Exercise instructions> Please output every line of the material as it stands, without the pictures.
_ _ _
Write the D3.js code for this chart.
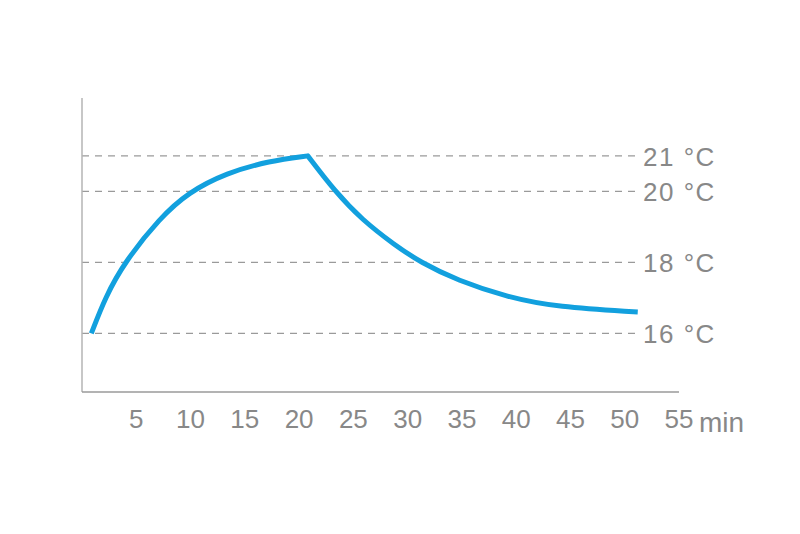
<!DOCTYPE html>
<html>
<head>
<meta charset="utf-8">
<script src="https://cdn.jsdelivr.net/npm/d3@7"></script>
<style>
  body { margin: 0; background: #fff; }
  text { font-family: "Liberation Sans", Arial, sans-serif; fill: #888888; }
</style>
</head>
<body>
<div id="chart"></div>
<script>
// heating phase (minutes, °C)
var riseMin = [0.86, 2.15, 3.9, 7.2, 9.8, 13.3, 17.3, 20.8];
var riseTemp = [16.0, 17.02, 18.0, 19.26, 19.97, 20.52, 20.86, 21.0];
// cooling phase
var fallMin = [20.8, 23.3, 25.8, 28.8, 31.2, 34.6, 39.2, 43.8, 51.2];
var fallTemp = [21.0, 20.0, 19.2, 18.49, 18.0, 17.49, 17.02, 16.74, 16.6];

var xTicks = [5, 10, 15, 20, 25, 30, 35, 40, 45, 50, 55];
var yTicks = [16, 18, 20, 21];

var width = 800,
  height = 534;

var svg = d3
  .select("#chart")
  .append("svg")
  .attr("width", width)
  .attr("height", height);

var x = d3.scaleLinear().domain([0, 55]).range([82, 679]);
var y = d3.scaleLinear().domain([14.35, 22.63]).range([392, 98]);

// dashed reference lines
svg
  .selectAll(".grid")
  .data(yTicks)
  .enter()
  .append("line")
  .attr("class", "grid")
  .attr("x1", x(0))
  .attr("x2", 641)
  .attr("y1", d => y(d))
  .attr("y2", d => y(d))
  .attr("stroke", "#9a9a9a")
  .attr("stroke-width", 1.3)
  .attr("stroke-dasharray", "7,6");

svg
  .selectAll(".ylabel")
  .data(yTicks)
  .enter()
  .append("text")
  .attr("class", "ylabel")
  .attr("x", 643)
  .attr("y", d => y(d) + 10)
  .style("font-size", "26px")
  .style("letter-spacing", "1.5px")
  .text(d => d + "\u00a0°C");

// axes
svg
  .append("line")
  .attr("x1", x(0))
  .attr("x2", x(0))
  .attr("y1", y.range()[1])
  .attr("y2", y.range()[0])
  .attr("stroke", "#b5b5b5")
  .attr("stroke-width", 1.5);

svg
  .append("line")
  .attr("x1", x(0))
  .attr("x2", x(55))
  .attr("y1", y.range()[0])
  .attr("y2", y.range()[0])
  .attr("stroke", "#9a9a9a")
  .attr("stroke-width", 1.5);

svg
  .selectAll(".xlabel")
  .data(xTicks)
  .enter()
  .append("text")
  .attr("class", "xlabel")
  .attr("x", d => x(d))
  .attr("y", 428)
  .style("font-size", "26px")
  .style("text-anchor", "middle")
  .text(d => d);

svg
  .append("text")
  .attr("x", 699)
  .attr("y", 432)
  .style("font-size", "28px")
  .text("min");

// temperature curve
var line = d3
  .line()
  .x(d => x(d[0]))
  .y(d => y(d[1]))
  .curve(d3.curveBasis);

var rise = d3.zip(riseMin, riseTemp);
var fall = d3.zip(fallMin, fallTemp);

svg
  .append("path")
  .attr("d", line(rise) + line(fall).replace("M", "L"))
  .attr("fill", "none")
  .attr("stroke", "#12a0de")
  .attr("stroke-width", 5)
  .attr("stroke-linejoin", "round");
</script>
</body>
</html>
_ _ _
Output of the task>
Write the D3.js code for this chart.
<!DOCTYPE html>
<html>
<head>
<meta charset="utf-8">
<script src="https://cdn.jsdelivr.net/npm/d3@7"></script>
<style>
  body { margin: 0; background: #fff; }
  text { font-family: "Liberation Sans", Arial, sans-serif; fill: #888888; }
</style>
</head>
<body>
<div id="chart"></div>
<script>
// heating phase (minutes, °C)
var riseMin = [0.86, 2.15, 3.9, 7.2, 9.8, 13.3, 17.3, 20.8];
var riseTemp = [16.0, 17.02, 18.0, 19.26, 19.97, 20.52, 20.86, 21.0];
// cooling phase
var fallMin = [20.8, 23.3, 25.8, 28.8, 31.2, 34.6, 39.2, 43.8, 51.2];
var fallTemp = [21.0, 20.0, 19.2, 18.49, 18.0, 17.49, 17.02, 16.74, 16.6];

var xTicks = [5, 10, 15, 20, 25, 30, 35, 40, 45, 50, 55];
var yTicks = [16, 18, 20, 21];

var width = 800,
  height = 534;

var svg = d3
  .select("#chart")
  .append("svg")
  .attr("width", width)
  .attr("height", height);

var x = d3.scaleLinear().domain([0, 55]).range([82, 679]);
var y = d3.scaleLinear().domain([14.35, 22.63]).range([392, 98]);

// dashed reference lines
svg
  .selectAll(".grid")
  .data(yTicks)
  .enter()
  .append("line")
  .attr("class", "grid")
  .attr("x1", x(0))
  .attr("x2", 641)
  .attr("y1", d => y(d))
  .attr("y2", d => y(d))
  .attr("stroke", "#9a9a9a")
  .attr("stroke-width", 1.3)
  .attr("stroke-dasharray", "7,6");

svg
  .selectAll(".ylabel")
  .data(yTicks)
  .enter()
  .append("text")
  .attr("class", "ylabel")
  .attr("x", 643)
  .attr("y", d => y(d) + 10)
  .style("font-size", "26px")
  .style("letter-spacing", "1.5px")
  .text(d => d + "\u00a0°C");

// axes
svg
  .append("line")
  .attr("x1", x(0))
  .attr("x2", x(0))
  .attr("y1", y.range()[1])
  .attr("y2", y.range()[0])
  .attr("stroke", "#b5b5b5")
  .attr("stroke-width", 1.5);

svg
  .append("line")
  .attr("x1", x(0))
  .attr("x2", x(55))
  .attr("y1", y.range()[0])
  .attr("y2", y.range()[0])
  .attr("stroke", "#9a9a9a")
  .attr("stroke-width", 1.5);

svg
  .selectAll(".xlabel")
  .data(xTicks)
  .enter()
  .append("text")
  .attr("class", "xlabel")
  .attr("x", d => x(d))
  .attr("y", 428)
  .style("font-size", "26px")
  .style("text-anchor", "middle")
  .text(d => d);

svg
  .append("text")
  .attr("x", 699)
  .attr("y", 432)
  .style("font-size", "28px")
  .text("min");

// temperature curve
var line = d3
  .line()
  .x(d => x(d[0]))
  .y(d => y(d[1]))
  .curve(d3.curveBasis);

var rise = d3.zip(riseMin, riseTemp);
var fall = d3.zip(fallMin, fallTemp);

svg
  .append("path")
  .attr("d", line(rise) + line(fall).replace("M", "L"))
  .attr("fill", "none")
  .attr("stroke", "#12a0de")
  .attr("stroke-width", 5)
  .attr("stroke-linejoin", "round");
</script>
</body>
</html>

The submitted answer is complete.